Non era vero che Boris Johnson aveva sbagliato campagna elettorale e che la sua insistenza sulla Brexit non era riuscita a convincere il consenso che si andava addensando sulle proposte del leader laburista Corbyn basate sul binomio più tasse e più nazionalizzazioni.

Non era vero, dunque, quello che i grandi media nazionali hanno ossessivamente ripetuto come se le elezioni inglesi si fossero dovute tenere in Italia invece che in Gran Bretagna. La loro campagna elettorale, fondata sulla piena adesione alla ideologia paleo-marxista di Corbyn e sul disappunto di non poter promuovere anche in Italia l’applicazione del programma elettorale laburista, non è servita a nulla tranne che a mettere ancora una volta in evidenza la caratteristica di fondo della stragrande maggioranza dell’informazione italiana.

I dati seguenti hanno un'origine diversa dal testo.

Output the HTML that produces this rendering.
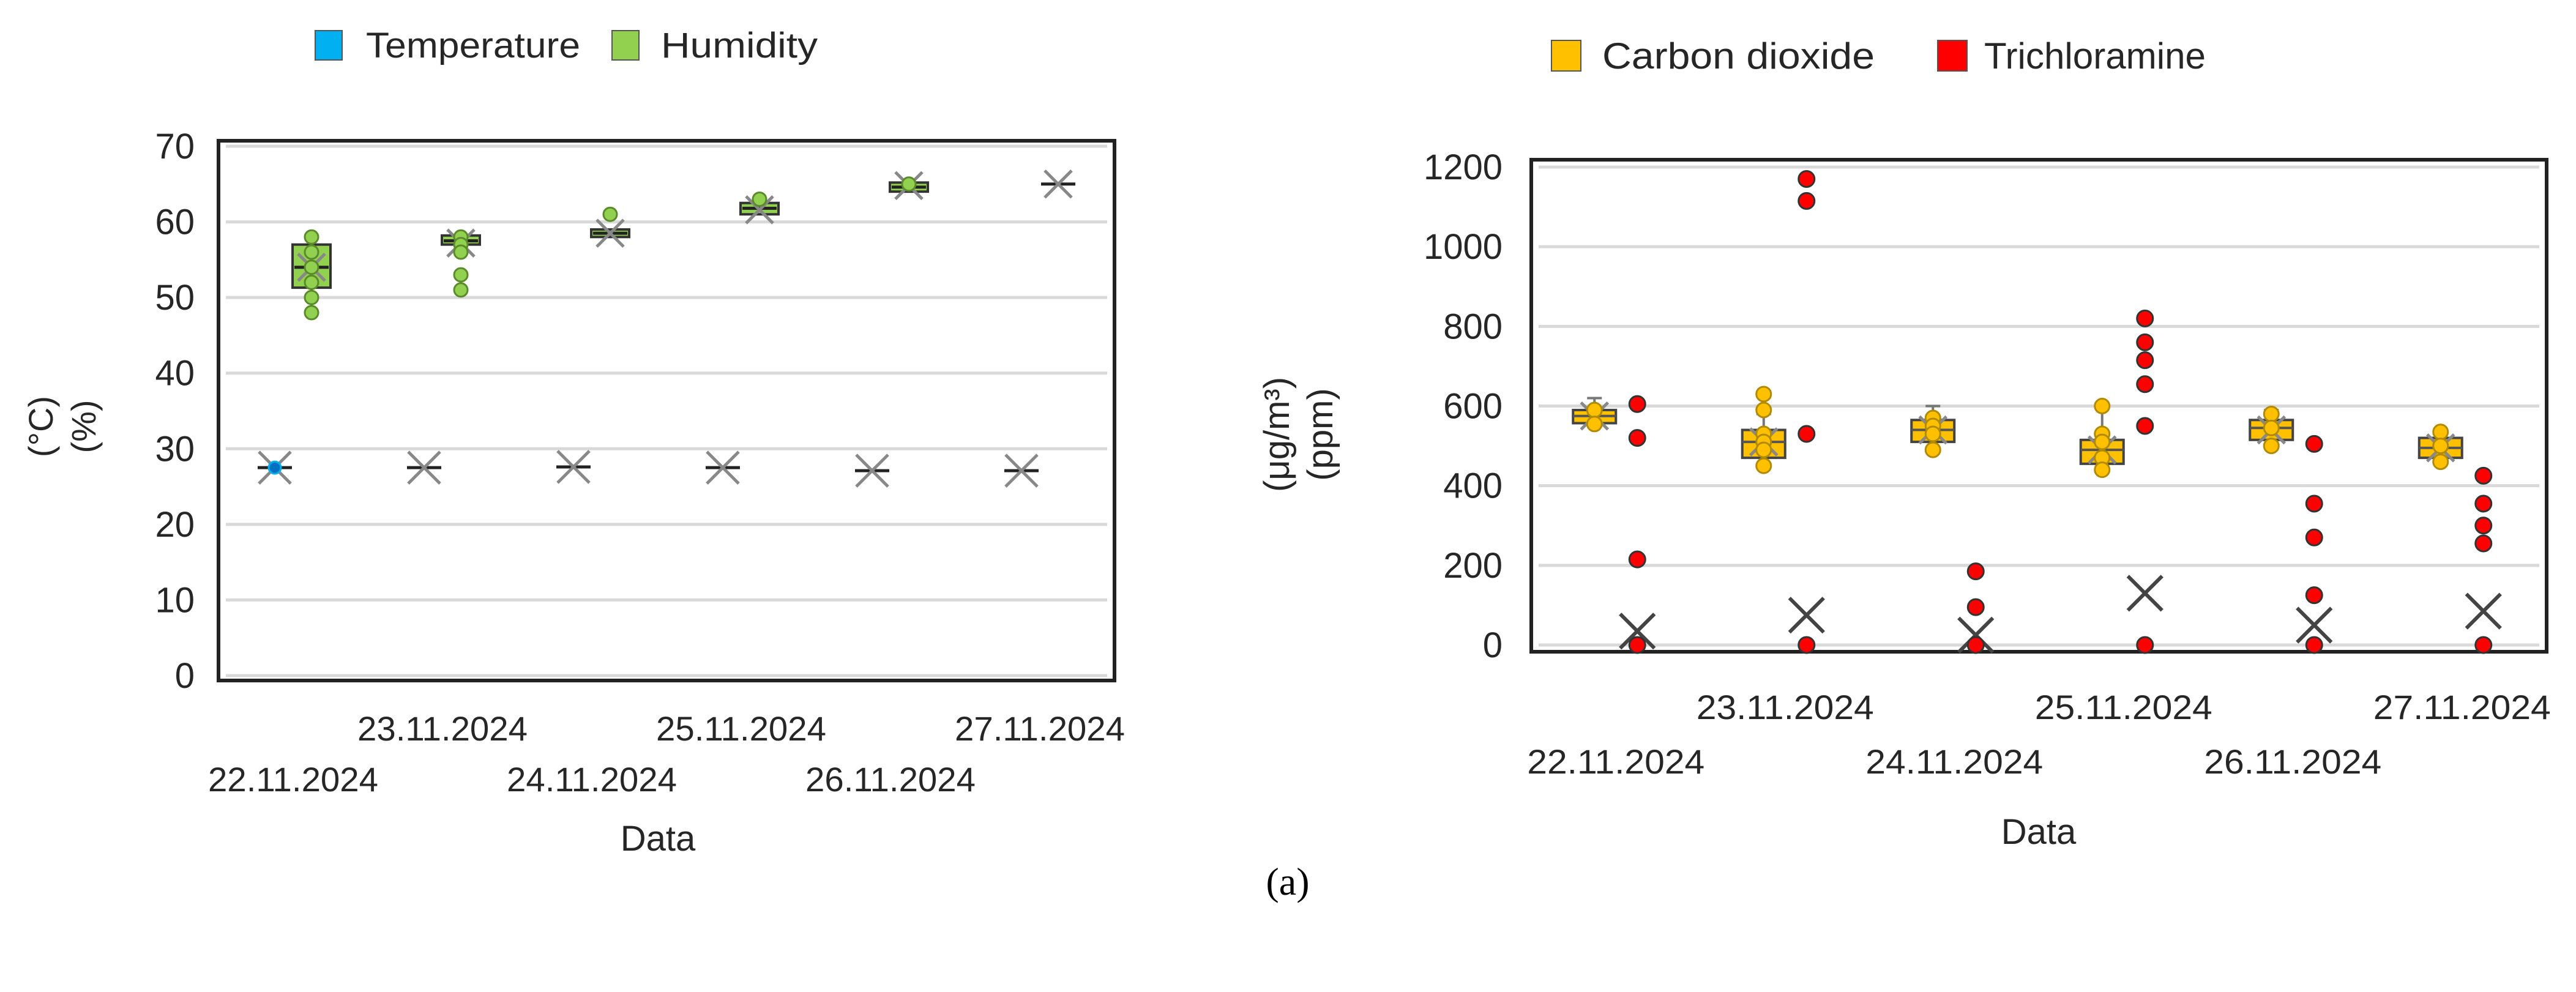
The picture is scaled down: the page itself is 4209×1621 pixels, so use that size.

Quella di essere ferma ad un sinistrismo talmente vecchio e stantio da non essere neppure vivificato ed attualizzato da quel conformismo politicamente corretto che domina incontrastato nella parte progressista del mondo occidentale.

La vittoria di Johnson, ottusamente classificato dai media nostrani come un sovranista salviniano inglese e non come un conservatore britannico che rappresenta la perenne convinzione della propria base elettorale che a Dover incomincia l’Africa, non costituisce solo una ulteriore spinta alle forze politiche italiane accomunate a Boris per la critica alla Ue franco-tedesca, ma solleva all’interno dei nostri confini il caso dell’informazione resa bugiarda dal pregiudizio ideologico.

Di questo tipo d’informazione, che domina incontrastata nelle grandi reti televisive pubbliche e private e nei più grandi organi di stampa del paese, non ci si può fidare. Sia perché racconta sempre e comunque una realtà totalmente deformata dalla propria visione ideologica ferma a tempi lontani e superati. Sia perché è refrattaria ed ostile ad ogni forma di pluralismo rifiutandosi di registrare qualsiasi narrazione contraria alla propria visione o, peggio, irridendo alle narrazioni divergenti dalla ortodossia trattandole come sciocchezze di illetterati incapaci di abbeverarsi alla verità rivelata.

Chi si stupisce e si lamenta per il crollo verticale delle vendite dei giornali ed il calo degli ascolti faccia tesoro del caso Johnson. Il rifiuto del pluralismo uccide l’informazione!